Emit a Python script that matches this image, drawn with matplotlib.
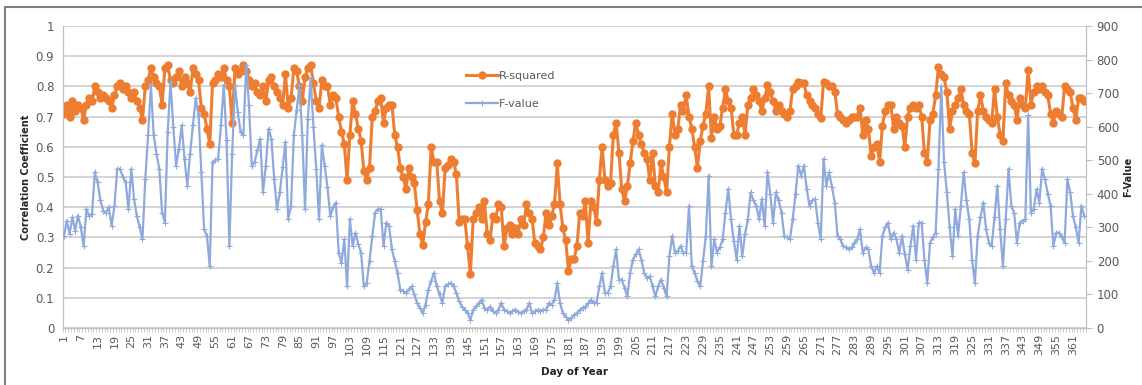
import matplotlib
matplotlib.use("Agg")
import matplotlib.pyplot as plt
from matplotlib.patches import Rectangle
from matplotlib.lines import Line2D

# Day-of-year correlation results
days = list(range(1, 366))

r_squared = [
    0.71, 0.74, 0.70, 0.75, 0.72, 0.74, 0.73, 0.69, 0.74, 0.76,
    0.75, 0.80, 0.78, 0.76, 0.77, 0.76, 0.75, 0.73, 0.77, 0.80,
    0.81, 0.79, 0.80, 0.78, 0.76, 0.78, 0.75, 0.73, 0.69, 0.80,
    0.82, 0.86, 0.83, 0.81, 0.80, 0.74, 0.86, 0.87, 0.82, 0.81,
    0.83, 0.85, 0.80, 0.83, 0.81, 0.78, 0.86, 0.84, 0.82, 0.73,
    0.71, 0.66, 0.61, 0.81, 0.82, 0.84, 0.83, 0.86, 0.82, 0.80,
    0.68, 0.86, 0.84, 0.85, 0.87, 0.85, 0.82, 0.80, 0.81, 0.78,
    0.77, 0.80, 0.75, 0.82, 0.83, 0.80, 0.78, 0.76, 0.74, 0.84,
    0.73, 0.76, 0.86, 0.85, 0.80, 0.75, 0.83, 0.86, 0.87, 0.81,
    0.75, 0.73, 0.82, 0.80, 0.80, 0.74, 0.77, 0.76, 0.70, 0.65,
    0.61, 0.49, 0.64, 0.75, 0.71, 0.66, 0.62, 0.52, 0.49, 0.53,
    0.70, 0.72, 0.75, 0.76, 0.68, 0.73, 0.74, 0.74, 0.64, 0.60,
    0.53, 0.50, 0.46, 0.53, 0.50, 0.48, 0.39, 0.31, 0.275, 0.35,
    0.41, 0.60, 0.55, 0.55, 0.42, 0.38, 0.53, 0.54, 0.56, 0.55,
    0.51, 0.35, 0.36, 0.36, 0.27, 0.18, 0.36, 0.38, 0.40, 0.36,
    0.42, 0.31, 0.29, 0.37, 0.36, 0.41, 0.40, 0.27, 0.33, 0.34,
    0.31, 0.33, 0.31, 0.36, 0.34, 0.41, 0.38, 0.36, 0.28, 0.27,
    0.26, 0.30, 0.38, 0.34, 0.37, 0.41, 0.545, 0.41, 0.33, 0.29,
    0.19, 0.23, 0.23, 0.27, 0.38, 0.37, 0.42, 0.28, 0.42, 0.40,
    0.35, 0.49, 0.60, 0.49, 0.47, 0.48, 0.64, 0.68, 0.58, 0.46,
    0.42, 0.47, 0.545, 0.62, 0.68, 0.64, 0.61, 0.58, 0.56, 0.49,
    0.58, 0.47, 0.45, 0.545, 0.50, 0.45, 0.60, 0.71, 0.64, 0.66,
    0.74, 0.72, 0.77, 0.70, 0.66, 0.60, 0.53, 0.62, 0.67, 0.71,
    0.80, 0.63, 0.70, 0.66, 0.67, 0.73, 0.79, 0.75, 0.73, 0.64,
    0.64, 0.68, 0.70, 0.64, 0.74, 0.76, 0.79, 0.77, 0.75, 0.72,
    0.76, 0.805, 0.78, 0.75, 0.72, 0.74, 0.72, 0.71, 0.70, 0.72,
    0.79, 0.80, 0.815, 0.81, 0.81, 0.77, 0.75, 0.74, 0.73, 0.71,
    0.695, 0.815, 0.81, 0.80, 0.80, 0.78, 0.71, 0.70, 0.69, 0.68,
    0.69, 0.70, 0.70, 0.70, 0.73, 0.64, 0.69, 0.66, 0.57, 0.60,
    0.61, 0.55, 0.67, 0.72, 0.74, 0.74, 0.66, 0.70, 0.68, 0.67,
    0.60, 0.70, 0.73, 0.74, 0.73, 0.74, 0.70, 0.58, 0.55, 0.69,
    0.71, 0.77, 0.865, 0.84, 0.83, 0.78, 0.66, 0.72, 0.74, 0.76,
    0.79, 0.74, 0.72, 0.71, 0.58, 0.545, 0.72, 0.77, 0.72, 0.70,
    0.69, 0.68, 0.79, 0.70, 0.64, 0.62, 0.81, 0.77, 0.75, 0.74,
    0.69, 0.76, 0.74, 0.73, 0.855, 0.74, 0.78, 0.80, 0.79, 0.80,
    0.78, 0.77, 0.71, 0.68, 0.72, 0.71, 0.70, 0.80, 0.79, 0.78,
    0.73, 0.69, 0.76, 0.76, 0.75,
]

f_value = [
    274, 320, 280, 330, 290, 335, 300, 244, 354, 334,
    340, 464, 434, 380, 350, 344, 360, 304, 364, 474,
    474, 450, 434, 354, 474, 384, 334, 300, 264, 444,
    574, 724, 574, 520, 474, 344, 314, 584, 734, 600,
    484, 534, 604, 504, 424, 520, 604, 684, 634, 464,
    294, 274, 184, 494, 500, 504, 604, 724, 560, 244,
    520, 724, 644, 584, 574, 784, 664, 484, 494, 530,
    564, 404, 484, 594, 564, 444, 354, 404, 480, 554,
    324, 364, 574, 650, 724, 574, 354, 624, 744, 600,
    474, 324, 544, 484, 420, 334, 360, 374, 224, 194,
    264, 124, 324, 244, 284, 250, 224, 124, 134, 200,
    274, 344, 354, 354, 244, 314, 304, 234, 200, 164,
    114, 110, 104, 115, 124, 100, 74, 60, 44, 70,
    114, 140, 164, 124, 100, 74, 124, 130, 134, 124,
    104, 80, 64, 55, 44, 24, 54, 65, 74, 84,
    60, 54, 64, 50, 44, 55, 74, 54, 50, 44,
    50, 55, 48, 44, 50, 55, 74, 44, 50, 54,
    50, 54, 54, 74, 70, 84, 134, 74, 44, 34,
    24, 30, 40, 44, 54, 60, 64, 74, 84, 74,
    74, 124, 164, 104, 104, 124, 184, 234, 144, 144,
    120, 94, 164, 204, 220, 234, 204, 164, 150, 154,
    124, 94, 124, 144, 120, 94, 214, 274, 224, 230,
    244, 224, 224, 364, 184, 164, 140, 124, 200, 274,
    454, 184, 264, 224, 240, 264, 344, 414, 324, 260,
    204, 304, 214, 280, 324, 404, 380, 364, 324, 384,
    304, 464, 400, 314, 404, 380, 344, 274, 270, 264,
    324, 400, 484, 454, 484, 414, 364, 380, 384, 314,
    264, 504, 424, 464, 420, 374, 274, 264, 244, 240,
    234, 240, 254, 264, 294, 224, 240, 234, 184, 164,
    184, 164, 274, 300, 314, 264, 284, 264, 224, 274,
    220, 174, 244, 304, 204, 314, 314, 204, 134, 254,
    270, 284, 474, 720, 494, 404, 300, 214, 354, 274,
    364, 464, 380, 324, 204, 134, 274, 330, 374, 294,
    254, 244, 330, 424, 294, 184, 324, 474, 364, 344,
    254, 314, 320, 324, 634, 344, 354, 414, 374, 474,
    444, 400, 364, 244, 284, 284, 270, 254, 444, 404,
    334, 300, 254, 364, 334,
]

x_ticks = list(range(1, 366, 6))
r_ticks = [0, 0.1, 0.2, 0.3, 0.4, 0.5, 0.6, 0.7, 0.8, 0.9, 1]
f_ticks = list(range(0, 901, 100))

ORANGE = "#ED7D31"
BLUE = "#8EA9DB"
GRID = "#C8C8C8"
TXT = "#595959"

fig = plt.figure(figsize=(11.42, 3.85), dpi=100)
ax = fig.add_axes([62.6 / 1142, 1 - 328 / 385, 1023 / 1142, 302 / 385])
ax2 = ax.twinx()

ax.plot(days, r_squared, color=ORANGE, lw=2.2, marker="o", markersize=6,
        markeredgewidth=0, label="R-squared", zorder=3)
ax2.plot(days, f_value, color=BLUE, lw=1.6, marker="+", markersize=5,
         markeredgewidth=0.8, label="F-value", zorder=3)

ax.set_xlim(0.5, 365.5)
ax.set_ylim(0, 1)
ax2.set_ylim(0, 900)
ax.set_yticks(r_ticks)
ax.set_yticklabels([f"{t:g}" for t in r_ticks])
ax2.set_yticks(f_ticks)
ax.set_xticks(x_ticks)
ax.set_xticklabels([str(d) for d in x_ticks], rotation=90)
ax.set_xticks([d + 0.5 for d in range(0, 366)], minor=True)

ax.grid(axis="y", color=GRID, lw=1.1)
ax.set_axisbelow(True)

for a in (ax, ax2):
    a.spines["top"].set_visible(False)
    for side in ("left", "right", "bottom"):
        a.spines[side].set_color("#BFBFBF")

ax.tick_params(axis="y", length=0, labelsize=8.5, labelcolor=TXT, pad=6)
ax.tick_params(axis="x", which="major", length=0, labelsize=8, labelcolor=TXT, pad=4)
ax.tick_params(axis="x", which="minor", length=3, color="#BFBFBF")
ax2.tick_params(axis="y", length=4, color="#BFBFBF", labelsize=8.5, labelcolor=TXT, pad=4)

ax.set_ylabel("Correlation Coefficient", fontsize=7, fontweight="bold", color="#262626", labelpad=3)
ax2.set_ylabel("F-Value", fontsize=7, fontweight="bold", color="#262626", labelpad=3)
ax.set_xlabel("Day of Year", fontsize=7.5, fontweight="bold", color="#262626", labelpad=9)

handles = [
    Line2D([], [], color=ORANGE, lw=2.2, marker="o", markersize=6, markeredgewidth=0),
    Line2D([], [], color=BLUE, lw=1.6, marker="+", markersize=5, markeredgewidth=0.8),
]
ax2.legend(handles, ["R-squared", "F-value"], loc="upper left",
           bbox_to_anchor=(0.385, 0.885), frameon=False, fontsize=8,
           labelcolor=TXT, handlelength=2.8, handletextpad=0.1, labelspacing=1.6)

# outer chart-area border
fig.patches.append(Rectangle((5 / 1142, -0.2), 1.2, 1.2 - 7 / 385,
                             transform=fig.transFigure, fill=False,
                             edgecolor="#808080", lw=1.5, zorder=0))

fig.savefig("out.png", dpi=100)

....................

(Problem to solve): Set the lines above down again, word for word, from the first through the one containing "days = list(range(1, 366))"; pictures excluded.

(Task response):
Emit a Python script that matches this image, drawn with matplotlib.
import matplotlib
matplotlib.use("Agg")
import matplotlib.pyplot as plt
from matplotlib.patches import Rectangle
from matplotlib.lines import Line2D

# Day-of-year correlation results
days = list(range(1, 366))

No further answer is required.